The United States requires a massive restructuring to address its debt, cutting back on its borrowing, spending, and wars… A solution requires the country to begin to spend what it earns, reduce its mountainous debt, and address massive liabilities, restructure Social Security, pension deficits, military, and Medicare. No wonder politicians would rather spend more of your money now rather than address these problems. Because we have been spending 5 to 7 percent more each year than we earn, a forced restructuring, triggered by a currency collapse, would have the same effect on wages and purchasing power that the housing collapse had on housing prices. So let's learn from our Latin and Asian friends and act before it is too late.”
There is another insightful analysis from Zachary Karabell who writes for NewsweeK:
The Echoes of Crisis
he diversifies the meaning of the Wallstreet System for Mainstream and gives background for worldwide economy and society developements which is beyond the reach of the “masters of the universe” at International stock exchanges.

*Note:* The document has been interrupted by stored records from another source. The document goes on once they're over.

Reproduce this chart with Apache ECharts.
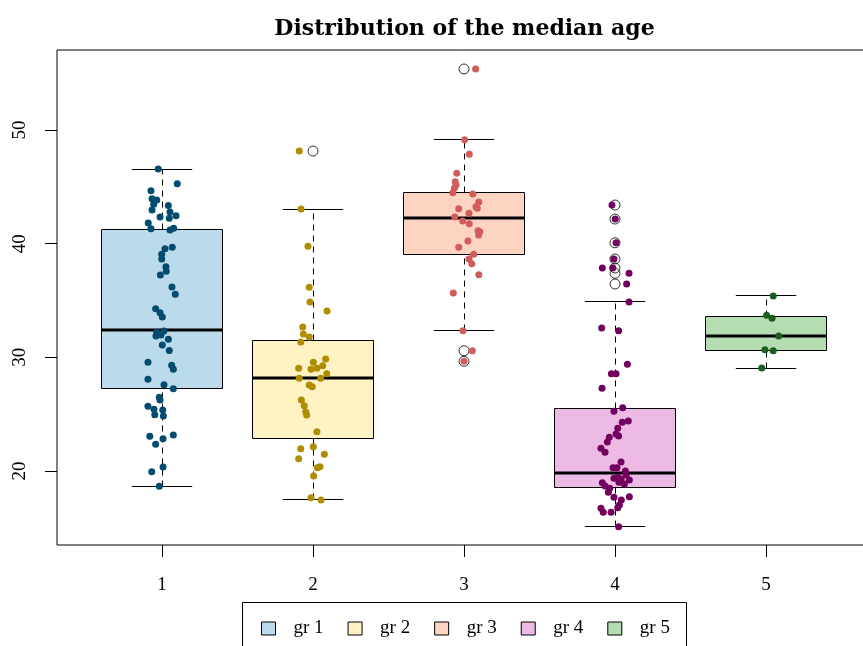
<!DOCTYPE html>
<html>
<head>
<meta charset="utf-8">
<script src="https://cdn.jsdelivr.net/npm/echarts@6/dist/echarts.min.js"></script>
<style>
  html, body { margin: 0; padding: 0; background: #fff; }
  #chart { width: 863px; height: 646px; }
</style>
</head>
<body>
<div id="chart"></div>
<script>
// Group labels and colours
const groupNames = ['gr 1', 'gr 2', 'gr 3', 'gr 4', 'gr 5'];
const boxFill = ['#BBDAEB', '#FFF2C3', '#FDD4C2', '#EDBAE5', '#B4DEB2'];
const pointColor = ['#034C6F', '#B08C00', '#D15D5B', '#72005E', '#1B5E1E'];

// Box statistics per group (lower whisker, Q1, median, Q3, upper whisker)
const whiskerLow  = [18.65, 17.45, 32.34, 15.10, 29.06];
const quartile1   = [27.30, 22.82, 39.09, 18.59, 30.62];
const medians     = [32.40, 28.18, 42.26, 19.82, 31.88];
const quartile3   = [41.29, 31.52, 44.46, 25.54, 33.57];
const whiskerHigh = [46.57, 43.05, 49.15, 34.87, 35.40];

// Outliers per group
const outliers = [
  [],
  [48.15],
  [55.37, 30.58, 29.65],
  [43.40, 42.17, 40.08, 38.65, 37.86, 37.39, 36.45],
  []
];

// Observed median ages per group, with the horizontal jitter used to spread them
const g1Values = [46.57,45.28,44.66,43.96,43.84,43.46,42.96,43.37,42.79,42.46,42.35,42.23,41.82,41.32,41.20,41.35,39.56,39.68,39.06,38.65,37.97,37.57,37.24,36.19,35.55,34.28,33.93,33.55,32.20,32.32,31.96,31.88,31.59,31.08,30.60,29.56,29.30,28.95,28.07,27.59,27.24,26.48,26.25,25.69,25.43,25.37,24.95,24.84,23.05,22.84,23.17,22.35,20.35,19.94,18.65];
const g1Jitter = [-0.025,0.101,-0.073,-0.066,-0.035,-0.055,-0.066,0.042,0.053,0.093,-0.013,0.048,-0.091,-0.073,0.053,0.077,0.020,0.068,-0.002,-0.002,0.026,0.028,-0.011,0.066,0.088,-0.042,-0.013,0.002,-0.035,0.013,-0.007,-0.040,0.042,0.002,0.048,-0.093,0.064,0.075,-0.093,0.013,0.075,-0.018,-0.013,-0.093,-0.053,0.005,-0.048,0.009,-0.081,0.007,0.075,-0.042,0.007,-0.068,-0.018];

const g2Values = [48.15,43.05,39.77,36.16,34.87,34.08,32.67,32.05,31.79,31.35,29.85,29.56,29.03,28.95,29.03,29.26,28.56,28.16,28.16,27.57,27.42,26.25,25.74,25.19,24.93,23.46,21.96,22.14,21.47,21.08,20.29,20.38,19.56,17.65,17.45];
const g2Jitter = [-0.091,-0.079,-0.033,-0.025,-0.020,0.093,-0.068,-0.064,-0.025,-0.081,0.084,0.002,-0.095,-0.013,0.026,0.064,0.091,-0.091,0.051,-0.025,-0.005,-0.077,-0.058,-0.048,-0.042,0.026,-0.081,0.002,0.075,-0.095,0.029,0.046,0.004,-0.013,0.053];

const g3Values = [55.37,49.15,47.86,46.19,45.45,45.16,44.87,44.48,44.37,43.66,43.25,43.11,43.08,42.67,42.35,41.99,41.76,41.14,41.05,40.76,40.23,39.68,39.06,38.65,38.24,37.27,35.66,32.34,30.58,29.65];
const g3Jitter = [0.077,0.004,0.035,-0.048,-0.058,-0.053,-0.064,-0.074,0.058,0.098,0.079,0.088,-0.035,0.033,-0.061,-0.009,0.035,0.093,0.104,0.097,0.026,-0.035,0.064,0.033,0.051,0.098,-0.071,-0.007,0.055,0.000];

const g4Values = [43.40,42.17,40.08,38.65,37.86,37.86,37.39,36.45,34.87,32.58,32.34,29.39,28.56,28.56,27.28,25.57,25.25,24.40,24.28,23.76,23.26,23.08,22.96,22.55,22.00,21.65,20.79,20.29,20.29,20.00,19.36,19.45,19.27,19.65,19.21,18.86,19.00,18.97,18.68,18.48,18.13,17.69,17.45,17.74,17.01,16.77,16.72,16.37,16.37,15.10];
const g4Jitter = [-0.020,0.002,0.007,-0.007,-0.084,-0.015,0.093,0.077,0.093,-0.088,0.024,0.082,-0.024,0.007,-0.086,0.051,-0.007,0.088,0.048,0.018,0.007,0.024,-0.038,-0.051,-0.093,-0.066,0.040,-0.013,0.013,0.069,-0.007,0.020,0.040,0.073,0.095,0.062,0.026,-0.084,-0.066,-0.035,-0.044,-0.007,0.042,0.095,0.029,0.018,-0.093,-0.078,-0.026,0.024];

const g5Values = [35.40,33.70,33.43,31.88,30.67,30.58,29.06];
const g5Jitter = [0.048,0.004,0.040,0.084,-0.007,0.048,-0.028];

const groupValues = [g1Values, g2Values, g3Values, g4Values, g5Values];
const groupJitter = [g1Jitter, g2Jitter, g3Jitter, g4Jitter, g5Jitter];

// Axis ticks
const xTicks = [1, 2, 3, 4, 5];
const yTicks = [20, 30, 40, 50];

const SERIF = '"Liberation Serif", "DejaVu Serif", serif';

// Half widths (in x units) of the box and the whisker staples
const BOX_HALF = 0.4;
const CAP_HALF = 0.2;

function crisp(v) { return Math.round(v - 0.5) + 0.5; }

function renderBox(params, api) {
  const x = api.value(0);
  const lo = api.value(1), q1 = api.value(2), med = api.value(3), q3 = api.value(4), hi = api.value(5);
  const cx = crisp(api.coord([x, med])[0]);
  const left = api.coord([x - BOX_HALF, q1])[0];
  const right = api.coord([x + BOX_HALF, q1])[0];
  const capL = api.coord([x - CAP_HALF, lo])[0];
  const capR = api.coord([x + CAP_HALF, lo])[0];
  const yLo = crisp(api.coord([x, lo])[1]);
  const yQ1 = crisp(api.coord([x, q1])[1]);
  const yMed = Math.round(api.coord([x, med])[1]);
  const yQ3 = crisp(api.coord([x, q3])[1]);
  const yHi = crisp(api.coord([x, hi])[1]);
  const bl = crisp(left), br = crisp(right);
  const lineStyle = { stroke: '#000', lineWidth: 1, fill: null };
  const dashStyle = { stroke: '#000', lineWidth: 1, lineDash: [6, 5], fill: null };
  return {
    type: 'group',
    children: [
      { type: 'line', shape: { x1: cx, y1: yLo, x2: cx, y2: yQ1 }, style: dashStyle },
      { type: 'line', shape: { x1: cx, y1: yQ3, x2: cx, y2: yHi }, style: dashStyle },
      { type: 'line', shape: { x1: capL, y1: yLo, x2: capR, y2: yLo }, style: lineStyle },
      { type: 'line', shape: { x1: capL, y1: yHi, x2: capR, y2: yHi }, style: lineStyle },
      { type: 'rect', shape: { x: bl, y: yQ3, width: br - bl, height: yQ1 - yQ3 },
        style: { fill: api.visual('color'), stroke: '#000', lineWidth: 1 } },
      { type: 'line', shape: { x1: bl, y1: yMed, x2: br, y2: yMed }, style: { stroke: '#000', lineWidth: 3 } }
    ]
  };
}

const series = [];

// Boxes (one series per group so each appears in the legend)
groupNames.forEach((name, i) => {
  series.push({
    name: name,
    type: 'custom',
    renderItem: renderBox,
    itemStyle: { color: boxFill[i], borderColor: '#000', borderWidth: 1 },
    encode: { x: 0, y: [1, 2, 3, 4, 5] },
    data: [[xTicks[i], whiskerLow[i], quartile1[i], medians[i], quartile3[i], whiskerHigh[i]]],
    z: 2,
    silent: true
  });
});

// Outlier circles
series.push({
  name: 'outliers',
  type: 'scatter',
  symbol: 'circle',
  symbolSize: 10,
  itemStyle: { color: 'rgba(0,0,0,0)', borderColor: '#000', borderWidth: 1 },
  data: outliers.flatMap((vals, i) => vals.map(v => [xTicks[i], v])),
  z: 3,
  silent: true
});

// Jittered observations
groupValues.forEach((vals, i) => {
  series.push({
    name: 'obs ' + (i + 1),
    type: 'scatter',
    symbol: 'circle',
    symbolSize: 7,
    itemStyle: { color: pointColor[i], opacity: 1 },
    data: vals.map((v, k) => [xTicks[i] + groupJitter[i][k], v]),
    z: 4,
    silent: true
  });
});

const X_MIN = 0.3046;
const X_UNIT_PX = 151;
const GRID_W = 815;

const chart = echarts.init(document.getElementById('chart'), null, { renderer: 'canvas' });
chart.setOption({
  animation: false,
  backgroundColor: '#fff',
  grid: {
    left: 57, top: 50, width: GRID_W, height: 495,
    outerBoundsMode: 'none',
    containLabel: false,
    show: true, borderColor: '#000', borderWidth: 1, backgroundColor: 'transparent'
  },
  xAxis: {
    type: 'value', min: X_MIN, max: X_MIN + GRID_W / X_UNIT_PX,
    axisLine: { show: false },
    splitLine: { show: false },
    axisTick: { show: true, length: 12, lineStyle: { color: '#000' }, customValues: xTicks },
    axisLabel: { show: true, color: '#000', fontFamily: SERIF, fontSize: 19, margin: 31, customValues: xTicks }
  },
  yAxis: {
    type: 'value', min: 13.49, max: 57.04,
    axisLine: { show: false },
    splitLine: { show: false },
    axisTick: { show: true, length: 12, lineStyle: { color: '#000' }, customValues: yTicks },
    axisLabel: { show: true, color: '#000', fontFamily: SERIF, fontSize: 19, rotate: 90, margin: 27, customValues: yTicks }
  },
  legend: {
    data: groupNames,
    left: 261, top: 619,
    padding: 0,
    orient: 'horizontal',
    icon: 'rect',
    itemWidth: 14, itemHeight: 13,
    itemGap: 24,
    itemStyle: { borderColor: '#000', borderWidth: 1 },
    textStyle: { color: '#000', fontFamily: SERIF, fontSize: 19, padding: [0, 0, 0, 13] },
    selectedMode: false
  },
  graphic: [
    {
      type: 'rect', silent: true,
      shape: { x: 242.5, y: 602.5, width: 444, height: 60 },
      style: { fill: null, stroke: '#000', lineWidth: 1 }
    },
    {
      type: 'text', silent: true,
      style: {
        text: 'Distribution of the median age',
        x: 464.5, y: 29,
        textAlign: 'center', textVerticalAlign: 'middle',
        font: 'bold 22px "DejaVu Serif", serif',
        fill: '#000'
      }
    }
  ],
  series: series
});
</script>
</body>
</html>
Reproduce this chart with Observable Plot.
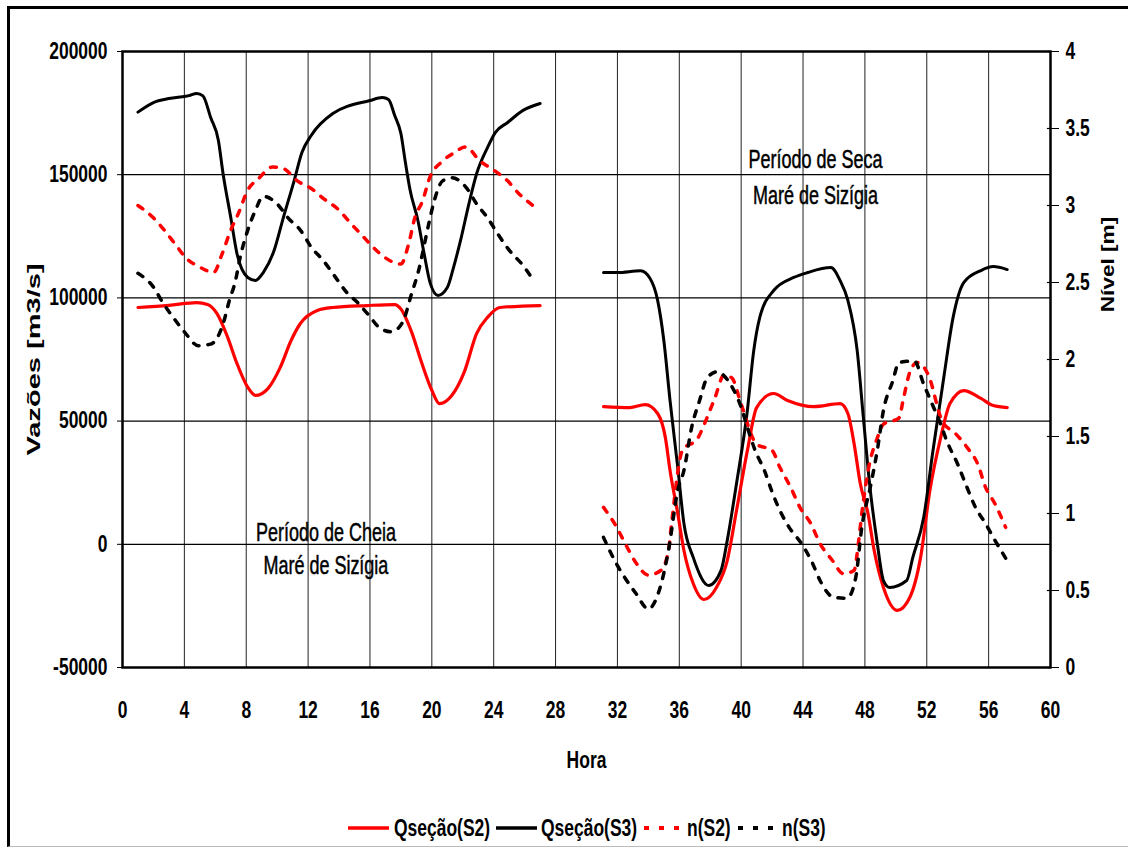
<!DOCTYPE html>
<html><head><meta charset="utf-8">
<script src="https://cdn.jsdelivr.net/npm/d3@7"></script>
<script src="https://cdn.jsdelivr.net/npm/@observablehq/plot@0.6"></script>
<style>
body{margin:0;background:#fff;}
#wrap{position:relative;width:1128px;height:849px;overflow:hidden;font-family:'Liberation Sans',Arial,sans-serif;}
#border{position:absolute;left:7px;top:6px;right:-10px;bottom:2px;border-top:3px solid #000;border-left:3px solid #000;border-bottom:1px solid #bbb;}
#chart{position:absolute;left:0;top:0;}
#legend{position:absolute;top:800px;left:0;}
</style></head>
<body>
<div id="wrap"><div id="border"></div><div id="chart"></div><div id="legend"></div></div>
<script>
// ---- data ----
const horaTicks = [0,4,8,12,16,20,24,28,32,36,40,44,48,52,56,60];
const vazaoTicks = [-50000,0,50000,100000,150000,200000];
const nivelTicks = [0,0.5,1,1.5,2,2.5,3,3.5,4];
const seriesNames = ["Qseção(S2)","Qseção(S3)","n(S2)","n(S3)"];

// Período de Cheia (hora, vazão m3/s)
const qS2_cheia = [[1,96100],[3,97000],[4.8,98100],[5.5,97300],[6.1,93700],[6.8,84000],[7.4,73400],[8.1,63700],[8.6,60400],[9.4,63200],[10.2,71800],[10.9,82700],[11.5,89600],[12.6,94900],[13.6,96100],[15.8,96900],[17.6,97300],[18,95500],[18.7,86000],[19.3,74500],[20,62500],[20.5,57100],[21.3,60500],[22.1,70000],[22.9,85600],[23.6,92100],[24.4,96100],[27,96900]];
const qS3_cheia = [[1,175400],[2,179300],[3,180900],[4.3,182100],[4.8,183000],[5.2,182000],[5.7,173200],[6.2,163900],[6.5,150500],[7,132600],[7.4,118000],[8.1,108300],[8.6,107100],[9.1,110300],[9.8,119200],[10.4,132600],[11.1,147600],[11.6,159000],[12.2,165900],[13.6,174800],[16,180100],[16.8,181300],[17.2,180500],[17.6,174000],[18,166700],[18.3,154600],[18.6,143600],[19.1,131400],[19.5,118000],[19.9,105900],[20.4,101000],[21,104200],[21.4,112300],[21.9,124500],[22.4,138300],[22.9,150500],[23.6,161000],[24.1,167100],[24.9,171200],[25.9,176100],[27,178900]];
// nível (m)
const nS2_cheia = [[1,3.0],[2,2.92],[2.7,2.84],[3.4,2.75],[4.1,2.66],[5,2.60],[5.9,2.565],[6.4,2.675],[7,2.84],[7.5,2.95],[8.1,3.10],[8.8,3.175],[9.7,3.25],[10.4,3.24],[11.3,3.16],[12.2,3.11],[13,3.045],[14,2.97],[14.7,2.89],[15.5,2.805],[16.2,2.73],[17,2.66],[18,2.62],[18.5,2.75],[18.9,2.92],[19.4,3.03],[19.9,3.19],[20.6,3.28],[21.4,3.34],[22.2,3.38],[23.1,3.29],[24,3.23],[24.9,3.16],[25.6,3.08],[26.4,3.01],[26.9,2.97]];
const nS3_cheia = [[1,2.56],[2,2.47],[2.6,2.37],[3.3,2.27],[4,2.18],[4.9,2.09],[5.7,2.10],[6.5,2.23],[6.9,2.38],[7.3,2.51],[7.6,2.66],[8.1,2.84],[8.6,2.97],[9.1,3.06],[10,3.01],[10.7,2.92],[11.5,2.84],[12.2,2.73],[13,2.64],[13.8,2.53],[14.5,2.435],[15.2,2.37],[15.9,2.29],[16.7,2.20],[17.4,2.18],[18.1,2.24],[18.7,2.43],[19.1,2.56],[19.8,2.88],[20.1,3.01],[20.7,3.16],[21.3,3.18],[22.2,3.12],[22.9,3.01],[23.6,2.92],[24.3,2.81],[25,2.71],[25.9,2.61],[26.6,2.51]];

// Período de Seca
const qS2_seca = [[31.1,55900],[32.8,55500],[33.8,56700],[34.6,53100],[35.1,43300],[35.4,30000],[35.9,12500],[36.3,-2500],[36.9,-15900],[37.6,-22400],[38.4,-17500],[39.1,-6600],[39.7,13700],[40.4,38000],[41.0,55500],[42.1,61200],[43.0,58400],[44.7,55900],[46.4,57100],[46.9,53100],[47.3,40900],[47.7,24700],[48.2,12500],[48.6,-2500],[49.2,-17500],[50.1,-26800],[50.9,-21600],[51.6,-5300],[52.2,21800],[52.9,43300],[53.5,57100],[54.4,62400],[55.5,59200],[56.3,56300],[57.2,55500]];
const qS3_seca = [[31.1,110300],[32,110300],[33.5,111000],[34.1,108000],[34.6,99000],[35,82700],[35.4,58400],[35.9,31200],[36.3,8400],[36.9,-5300],[37.9,-16700],[38.7,-10600],[39.1,1600],[39.7,24700],[40.4,54300],[40.8,78000],[41.2,92000],[42.1,103000],[43.4,108300],[44.3,110300],[45.8,112300],[46.4,107000],[46.9,99000],[47.5,78700],[47.9,51500],[48.3,24700],[48.8,400],[49.2,-14700],[49.6,-17500],[50.7,-14700],[51.1,-5300],[51.8,10900],[52.4,38000],[53.1,67700],[53.7,92000],[54.4,106300],[55.5,111100],[56.3,112700],[57.2,111500]];
const nS2_seca = [[31.1,1.04],[31.9,0.92],[32.5,0.805],[33.2,0.68],[34.0,0.60],[34.8,0.63],[35.3,0.76],[35.5,0.935],[36.2,1.41],[37.2,1.49],[37.7,1.60],[38.3,1.75],[38.9,1.90],[39.4,1.88],[40.0,1.71],[41.0,1.45],[42.0,1.41],[42.5,1.30],[43.2,1.17],[43.8,1.04],[44.5,0.935],[45.1,0.805],[45.9,0.695],[46.6,0.61],[47.3,0.63],[47.6,0.825],[47.8,1.0],[48.25,1.30],[48.8,1.49],[49.2,1.58],[50.2,1.62],[50.5,1.75],[50.95,1.93],[51.4,1.98],[52.1,1.90],[53.0,1.60],[53.85,1.52],[54.6,1.43],[55.3,1.32],[55.8,1.17],[56.4,1.065],[57.1,0.91]];
const nS3_seca = [[31.1,0.845],[31.9,0.68],[32.5,0.58],[33.2,0.48],[34.0,0.38],[34.7,0.50],[35.3,0.76],[35.9,1.15],[36.3,1.28],[36.8,1.56],[37.3,1.73],[37.8,1.88],[38.45,1.92],[39.3,1.84],[40.0,1.69],[40.4,1.56],[40.9,1.41],[41.5,1.28],[42.0,1.14],[42.5,1.02],[43.1,0.91],[43.9,0.805],[44.6,0.68],[45.1,0.565],[46.0,0.455],[46.85,0.45],[47.4,0.58],[47.8,0.91],[48.4,1.195],[48.8,1.41],[49.2,1.67],[49.8,1.86],[50.2,1.98],[51.2,1.99],[51.8,1.84],[52.35,1.71],[52.9,1.58],[53.3,1.47],[54.0,1.32],[54.5,1.195],[55.15,1.04],[55.8,0.935],[56.3,0.845],[57.1,0.71]];

const notas = [
  {t:44.8, q:155800, label:"Período de Seca"},
  {t:44.8, q:141500, label:"Maré de Sizígia"},
  {t:13.15, q:4400, label:"Período de Cheia"},
  {t:13.15, q:-9000, label:"Maré de Sizígia"}
];

// ---- build ----
const FN = "'Liberation Sans',Arial,sans-serif";
const toQ = n => -50000 + n * 62500;
const rows = (arr, periodo, nivel) => arr.map(([t, v]) => ({t, y: nivel ? toQ(v) : v, periodo}));
const qS2 = [...rows(qS2_cheia, "cheia"), ...rows(qS2_seca, "seca")];
const qS3 = [...rows(qS3_cheia, "cheia"), ...rows(qS3_seca, "seca")];
const nS2 = [...rows(nS2_cheia, "cheia", true), ...rows(nS2_seca, "seca", true)];
const nS3 = [...rows(nS3_cheia, "cheia", true), ...rows(nS3_seca, "seca", true)];

const chart = Plot.plot({
  width: 1128, height: 790,
  marginLeft: 122, marginRight: 78, marginTop: 51, marginBottom: 123,
  x: {domain: [0, 60]},
  y: {domain: [-50000, 200000]},
  style: {fontFamily: FN, fontWeight: "bold", background: "transparent", color: "#000", overflow: "visible"},
  marks: [
    Plot.gridX(horaTicks, {stroke: "#222", strokeOpacity: 1, strokeWidth: 1}),
    Plot.gridY(vazaoTicks, {stroke: "#000", strokeOpacity: 1, strokeWidth: 1.2}),
    Plot.line(qS2, {x: "t", y: "y", z: "periodo", stroke: "#ff0000", strokeWidth: 3.2, curve: "monotone-x"}),
    Plot.line(qS3, {x: "t", y: "y", z: "periodo", stroke: "#000", strokeWidth: 3, curve: "monotone-x"}),
    Plot.line(nS2, {x: "t", y: "y", z: "periodo", stroke: "#ff0000", strokeWidth: 3.5, strokeDasharray: "6,9", curve: "monotone-x"}),
    Plot.line(nS3, {x: "t", y: "y", z: "periodo", stroke: "#000", strokeWidth: 3.5, strokeDasharray: "6,9", curve: "monotone-x"}),
    Plot.frame({stroke: "#000", strokeWidth: 2.5}),
    Plot.axisY(vazaoTicks, {anchor: "left", tickSize: 5, tickPadding: 10, tickFormat: d => String(d), fontSize: 23, label: null}),
    Plot.axisY(nivelTicks.map(toQ), {anchor: "right", tickSize: 8, tickPadding: 7, tickFormat: v => String((v + 50000) / 62500), fontSize: 23, label: null}),
    Plot.ruleY(nivelTicks.map(toQ), {x1: 59.8, x2: 60, stroke: "#000", strokeWidth: 1.2}),
    Plot.axisX(horaTicks, {tickSize: 0, tickPadding: 34, fontSize: 23, label: null}),
    Plot.text(["Vazões [m3/s]"], {frameAnchor: "left", textAnchor: "middle", dx: -89, rotate: -90, fontSize: 19}),
    Plot.text(["Nível [m]"], {frameAnchor: "right", textAnchor: "middle", dx: 57, dy: -95, rotate: -90, fontSize: 19}),
    Plot.text(["Hora"], {frameAnchor: "bottom", lineAnchor: "middle", dy: 93, fontSize: 23}),
    Plot.text(notas, {x: "t", y: "q", text: "label", fontSize: 25, fontWeight: "normal", fill: "#000", stroke: "#000", strokeWidth: 0.5})
  ]
});
document.getElementById("chart").appendChild(chart);

// condensed look of the original: squeeze horizontal text, stretch rotated titles
const notaLabels = new Set(notas.map(d => d.label));
d3.select(chart).selectAll("text").each(function () {
  const el = this;
  const txt = el.textContent;
  let tr = el.getAttribute("transform");
  if (!tr) {
    const x = el.getAttribute("x") || 0, y = el.getAttribute("y") || 0;
    el.removeAttribute("x"); el.removeAttribute("y");
    tr = `translate(${x},${y})`;
  }
  let s;
  if (/rotate/.test(tr)) s = txt.startsWith("Vaz") ? "scale(1.53,1)" : "scale(1.19,1)";
  else if (notaLabels.has(txt)) s = "scale(0.72,1)";
  else s = "scale(0.76,1)";
  el.setAttribute("transform", tr + " " + s);
});

// legend
const legendItems = [
  {name: seriesNames[0], color: "#ff0000", dash: null, x1: 348, x2: 389, tx: 394},
  {name: seriesNames[1], color: "#000", dash: null, x1: 496, x2: 537, tx: 541},
  {name: seriesNames[2], color: "#ff0000", dash: "5,10", x1: 644, x2: 681, tx: 687},
  {name: seriesNames[3], color: "#000", dash: "5,10", x1: 738, x2: 775, tx: 782}
];
const ly = 28;
const lsvg = d3.select("#legend").append("svg").attr("width", 1128).attr("height", 49)
  .style("font-family", FN).style("font-weight", "bold").style("font-size", "23px");
const g = lsvg.selectAll("g").data(legendItems).join("g");
g.append("line").attr("x1", d => d.x1).attr("x2", d => d.x2).attr("y1", ly).attr("y2", ly)
  .attr("stroke", d => d.color).attr("stroke-width", d => d.dash ? 4 : 3.5)
  .attr("stroke-dasharray", d => d.dash);
g.append("text").attr("transform", d => `translate(${d.tx},${ly}) scale(0.76,1)`)
  .attr("dy", "0.35em").text(d => d.name);
</script>
</body></html>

Thanks Albert - so many people anticipated, expected, predicted, warned and even 'caused' this continuous market meltdown. More interesting articles coming from www.mises.org too. Time to resort to some hilariousness into the whole mess setting aside the 'market sentiment/s”. And what a better way then the honest funny chats b/n Bird & Fortune
On the forthcoming Credit Crunch
Part II - COming Prophecy Coming True
Yes…basically I focus however on the complex process of transformation. As masterfully understood AND applied in Spiral Dynamics Integral. Without clear sight on worldwide life conditions and the nodes, codes and contexts of so many vmemetic transitions always dilemmata , cul de sacs and breakdowns rather breakthroughs are perceived and suffered. Or-on the other side- utopian and airy fairy movements.
Even the Global BrainShift, TED Conferences, The mythological talk about THE Shift etc etc —-all this stuff fneeds to be demythologisation.
See this Q/A statment of Steve McIntosh for the Chopra Center:
“Question: How could this collective coming together of leaders be most instrumental in bringing public awareness to the great shift that is occurring?
Answer: First, we could demythologize the idea of “the great shift”, recognizing that there is not just one shift, there are actually many shifts in consciousness going on simultaneously in the world-a shift from pre-traditional to traditional in Africa, a shift from traditional to modern in Asia, and in America, and ongoing shift from modern to postmodern, as well as the beginning of a shift from postmodern to integral. ”
And its good to see that Zachary Karabell and lots of others guide the hypnotic view at financial crisis AWAY from the Wall Street stroboscopic lights…Even away from the stock exchanges and to real economic challenges.
However–as Don Beck and others say for lots of years already…the complete dynamics of large scale systems change must be understood far, far, far more profoundly and engaged.